>> Begin

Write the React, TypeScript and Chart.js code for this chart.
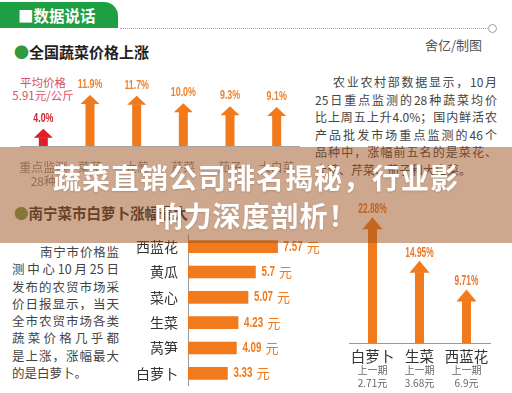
import React, { useEffect, useRef } from "react";
import { Chart, registerables } from "chart.js";

Chart.register(...registerables);

// ---------- data ----------
const nationalCats: (string | string[])[] = [["重点监测", "28种"], "菜花", "大葱", "芹菜", "茄子", "大白菜"];
const nationalRise = [4.0, 11.9, 11.7, 10.0, 9.3, 9.1];

const nanningCats = ["西蓝花", "黄瓜", "菜心", "生菜", "莴笋", "白萝卜"];
const nanningPrice = [7.57, 5.7, 5.07, 4.23, 4.09, 3.33];

const topRiseCats = ["白萝卜", "生菜", "西蓝花"];
const topRise = [22.88, 14.95, 9.71];
const prevPrice = [2.71, 3.68, 6.9];

const rightText = [
  "农业农村部数据显示，10月",
  "25日重点监测的28种蔬菜均价",
  "比上周五上升4.0%；国内鲜活农",
  "产品批发市场重点监测的46个",
  "品种中，涨幅前五名的是菜花、",
  "大葱、芹菜、茄子和大白菜。",
];
const leftText = [
  "南宁市价格监",
  "测中心10月25日",
  "发布的农贸市场采",
  "价日报显示，当天",
  "全市农贸市场各类",
  "蔬菜价格几乎都",
  "是上涨，涨幅最大",
  "的是白萝卜。",
];

// ---------- style ----------
const CJK = '"Noto Sans CJK SC", "Noto Sans", sans-serif';
const NUMF = '"Liberation Sans", "DejaVu Sans", sans-serif';
const ORANGE = "#f07a1c";
const RED = "#e01e2a";
const GREEN = "#1f9f43";

function narrowText(ctx: any, text: string, x: number, y: number, sx: number, align: string, baseline: string) {
  ctx.save();
  ctx.translate(x, y);
  ctx.scale(sx, 1);
  ctx.textAlign = align;
  ctx.textBaseline = baseline;
  ctx.fillText(text, 0, 0);
  const w = ctx.measureText(text).width * sx;
  ctx.restore();
  return w;
}

function makeArrowPlugin(cfg: {
  headW: number;
  headH: number;
  shaftW: number;
  colors: string[];
  labelColors: string[];
  font: string;
  decimals: number;
  gap: number;
  sx: number;
}) {
  return {
    id: "arrows",
    afterDatasetsDraw(chart: any) {
      const ctx = chart.ctx;
      const meta = chart.getDatasetMeta(0);
      const data = chart.data.datasets[0].data as number[];
      meta.data.forEach((el: any, i: number) => {
        const { x, y, base } = el.getProps(["x", "y", "base"], true);
        ctx.save();
        ctx.fillStyle = cfg.colors[i];
        ctx.fillRect(x - cfg.shaftW / 2, y + cfg.headH - 0.5, cfg.shaftW, base - y - cfg.headH + 0.5);
        ctx.beginPath();
        ctx.moveTo(x, y);
        ctx.lineTo(x + cfg.headW / 2, y + cfg.headH);
        ctx.lineTo(x - cfg.headW / 2, y + cfg.headH);
        ctx.closePath();
        ctx.fill();
        ctx.fillStyle = cfg.labelColors[i];
        ctx.font = cfg.font;
        narrowText(ctx, data[i].toFixed(cfg.decimals) + "%", x, y - cfg.gap, cfg.sx, "center", "bottom");
        ctx.restore();
      });
    },
  };
}

const barValuePlugin = {
  id: "barValues",
  afterDatasetsDraw(chart: any) {
    const ctx = chart.ctx;
    const meta = chart.getDatasetMeta(0);
    const data = chart.data.datasets[0].data as number[];
    meta.data.forEach((el: any, i: number) => {
      const { x, y } = el.getProps(["x", "y"], true);
      ctx.save();
      ctx.fillStyle = ORANGE;
      ctx.font = `bold 14px ${NUMF}`;
      const w = narrowText(ctx, String(data[i]), x + 6, y, 0.7, "left", "middle");
      ctx.font = `13px ${CJK}`;
      ctx.textAlign = "left";
      ctx.textBaseline = "middle";
      ctx.fillText("元", x + 6 + w + 4, y);
      ctx.restore();
    });
  },
};

const prevPlugin = {
  id: "prevLabels",
  afterDraw(chart: any) {
    const ctx = chart.ctx;
    const xs = chart.scales.x;
    const bottom = chart.chartArea.bottom;
    ctx.save();
    ctx.fillStyle = "#666";
    ctx.font = `10px ${CJK}`;
    ctx.textAlign = "center";
    ctx.textBaseline = "middle";
    prevPrice.forEach((p, i) => {
      const x = xs.getPixelForTick(i);
      ctx.fillText("上一期", x, bottom + 27);
      ctx.fillText(String(p) + "元", x, bottom + 40);
    });
    ctx.restore();
  },
};

function ChartBox(props: { left: number; top: number; width: number; height: number; build: () => any }) {
  const ref = useRef<HTMLCanvasElement | null>(null);
  useEffect(() => {
    if (!ref.current) return;
    const chart = new Chart(ref.current, props.build());
    return () => chart.destroy();
  }, []);
  return (
    <canvas
      ref={ref}
      width={props.width}
      height={props.height}
      style={{ position: "absolute", left: props.left, top: props.top, width: props.width, height: props.height }}
    />
  );
}

const baseOpts = {
  animation: false,
  responsive: false,
  maintainAspectRatio: false,
  devicePixelRatio: 1,
};

function zeroPad(s: any) {
  s.paddingTop = 0;
  s.paddingBottom = 0;
  s.paddingLeft = 0;
  s.paddingRight = 0;
}

function buildNational() {
  return {
    type: "bar",
    data: {
      labels: nationalCats,
      datasets: [{ data: nationalRise, backgroundColor: "rgba(0,0,0,0)", barThickness: 9 }],
    },
    options: {
      ...baseOpts,
      layout: { padding: { left: 10, right: 0, top: 0, bottom: 0 } },
      plugins: { legend: { display: false }, tooltip: { enabled: false } },
      scales: {
        x: {
          grid: { display: false },
          border: { display: true, color: "#aaa49c", width: 1 },
          ticks: { color: "#8a8a8a", font: { size: 12, family: CJK }, padding: 6, maxRotation: 0, minRotation: 0, autoSkip: false },
          afterFit: (s: any) => {
            s.height = 40;
            zeroPad(s);
          },
        },
        y: { display: false, min: 0, max: 21 },
      },
    },
    plugins: [
      makeArrowPlugin({
        headW: 19,
        headH: 9,
        shaftW: 9,
        colors: nationalRise.map((_, i) => (i === 0 ? RED : ORANGE)),
        labelColors: nationalRise.map((_, i) => (i === 0 ? "#d42030" : "#ec8330")),
        font: `bold 13px ${NUMF}`,
        decimals: 1,
        gap: 4,
        sx: 0.68,
      }),
    ],
  };
}

function buildNanning() {
  return {
    type: "bar",
    data: {
      labels: nanningCats,
      datasets: [{ data: nanningPrice, backgroundColor: ORANGE, barThickness: 12 }],
    },
    options: {
      ...baseOpts,
      indexAxis: "y",
      layout: { padding: 0 },
      plugins: { legend: { display: false }, tooltip: { enabled: false } },
      scales: {
        x: { display: false, min: 0, max: 12 },
        y: {
          grid: { display: false },
          border: { display: true, color: "#9a9a9a", width: 1 },
          ticks: { color: "#333", font: { size: 14, family: CJK }, padding: 2, autoSkip: false },
          afterFit: (s: any) => {
            s.width = 58;
            zeroPad(s);
          },
        },
      },
    },
    plugins: [barValuePlugin],
  };
}

function buildTopRise() {
  return {
    type: "bar",
    data: {
      labels: topRiseCats,
      datasets: [{ data: topRise, backgroundColor: "rgba(0,0,0,0)", barThickness: 9 }],
    },
    options: {
      ...baseOpts,
      layout: { padding: { left: 4, right: 20, top: 0, bottom: 0 } },
      plugins: { legend: { display: false }, tooltip: { enabled: false } },
      scales: {
        x: {
          grid: { display: false },
          border: { display: true, color: "#9a9a9a", width: 1 },
          ticks: { color: "#333", font: { size: 14.5, family: CJK }, padding: -3, maxRotation: 0, minRotation: 0, autoSkip: false },
          afterFit: (s: any) => {
            s.height = 50;
            zeroPad(s);
          },
        },
        y: { display: false, min: 0, max: 26 },
      },
    },
    plugins: [
      makeArrowPlugin({
        headW: 20,
        headH: 12,
        shaftW: 9,
        colors: topRise.map(() => ORANGE),
        labelColors: topRise.map(() => "#e8782a"),
        font: `bold 14px ${NUMF}`,
        decimals: 2,
        gap: 1,
        sx: 0.6,
      }),
      prevPlugin,
    ],
  };
}

const paraLine: React.CSSProperties = {
  textAlign: "justify",
  textAlignLast: "justify",
  whiteSpace: "nowrap",
  height: 17.6,
  lineHeight: "17.6px",
};

export default function App() {
  return (
    <div
      style={{
        position: "fixed",
        left: 0,
        top: 0,
        width: 512,
        height: 393,
        overflow: "hidden",
        background: "#fff",
        fontFamily: CJK,
      }}
    >
      {/* header tab */}
      <div
        style={{
          position: "absolute",
          left: 0,
          top: 2,
          width: 118,
          height: 26,
          background: GREEN,
          borderTopRightRadius: 14,
          color: "#fff",
          fontWeight: 700,
          fontSize: 15.5,
          lineHeight: "26px",
          paddingLeft: 18,
          boxSizing: "border-box",
          letterSpacing: 0,
        }}
      >
        ■数据说话
      </div>
      <div style={{ position: "absolute", left: 120, top: 28, width: 368, borderTop: "1.5px dotted #a8a8a8" }} />
      <div
        style={{
          position: "absolute",
          left: 488,
          top: 24,
          width: 7,
          height: 7,
          borderRadius: "50%",
          border: "1.5px solid #a0a0a0",
        }}
      />

      {/* section 1 title */}
      <div style={{ position: "absolute", left: 14, top: 41, fontSize: 15, fontWeight: 700, color: "#222", lineHeight: "22px" }}>
        <span style={{ color: "#2f9a3e" }}>●</span>全国蔬菜价格上涨
      </div>
      <div style={{ position: "absolute", left: 425, top: 36, fontSize: 13, color: "#555", lineHeight: "18px" }}>舍亿/制图</div>

      {/* avg price note */}
      <div
        style={{
          position: "absolute",
          left: 8,
          top: 76,
          width: 70,
          textAlign: "center",
          fontSize: 11.5,
          color: "#d9506a",
          lineHeight: "12.5px",
        }}
      >
        平均价格
        <br />
        5.91元/公斤
      </div>

      <ChartBox left={10} top={56} width={290} height={130} build={buildNational} />

      {/* right paragraph */}
      <div style={{ position: "absolute", left: 315, top: 73, width: 182, fontSize: 12, color: "#444" }}>
        {rightText.map((t, i) => (
          <div
            key={i}
            style={{
              ...paraLine,
              marginLeft: i === 0 ? 18 : 0,
              textAlignLast: i === rightText.length - 1 ? "left" : "justify",
            }}
          >
            {t}
          </div>
        ))}
      </div>

      {/* section 2 title */}
      <div style={{ position: "absolute", left: 14, top: 202, fontSize: 14.5, fontWeight: 700, color: "#333", lineHeight: "22px" }}>
        <span style={{ color: "#6e9e55" }}>●</span>南宁菜市白萝卜涨幅最大
      </div>

      {/* left paragraph */}
      <div style={{ position: "absolute", left: 12, top: 243, width: 107, fontSize: 12.5, color: "#444" }}>
        {leftText.map((t, i) => (
          <div
            key={i}
            style={{
              ...paraLine,
              height: 17.3,
              lineHeight: "17.3px",
              marginLeft: i === 0 ? 28 : 0,
              textAlignLast: i === leftText.length - 1 ? "left" : "justify",
            }}
          >
            {t}
          </div>
        ))}
      </div>

      <ChartBox left={130} top={234} width={200} height={152} build={buildNanning} />
      <ChartBox left={345} top={200} width={165} height={193} build={buildTopRise} />

      {/* overlay band with title */}
      <div
        style={{
          position: "absolute",
          left: 0,
          top: 147,
          width: 512,
          height: 96,
          background: "rgba(155,80,30,0.5)",
          zIndex: 5,
          color: "#fff",
          fontWeight: 700,
          fontSize: 28,
          lineHeight: "38px",
          textAlign: "center",
          paddingTop: 11,
          boxSizing: "border-box",
          letterSpacing: 1,
          textShadow: "0 1px 2px rgba(0,0,0,0.15)",
        }}
      >
        蔬菜直销公司排名揭秘，行业影
        <br />
        响力深度剖析！
      </div>
    </div>
  );
}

>> End

▶ [AIM]
Write out exactly the lines between the start of the data and the line with "const nanningPrice = [7.57, 5.7, 5.07, 4.23, 4.09, 3.33];", including both, but none of the pictures.

▶ [THE SOLUTION]
Write the React, TypeScript and Chart.js code for this chart.
import React, { useEffect, useRef } from "react";
import { Chart, registerables } from "chart.js";

Chart.register(...registerables);

// ---------- data ----------
const nationalCats: (string | string[])[] = [["重点监测", "28种"], "菜花", "大葱", "芹菜", "茄子", "大白菜"];
const nationalRise = [4.0, 11.9, 11.7, 10.0, 9.3, 9.1];

const nanningCats = ["西蓝花", "黄瓜", "菜心", "生菜", "莴笋", "白萝卜"];
const nanningPrice = [7.57, 5.7, 5.07, 4.23, 4.09, 3.33];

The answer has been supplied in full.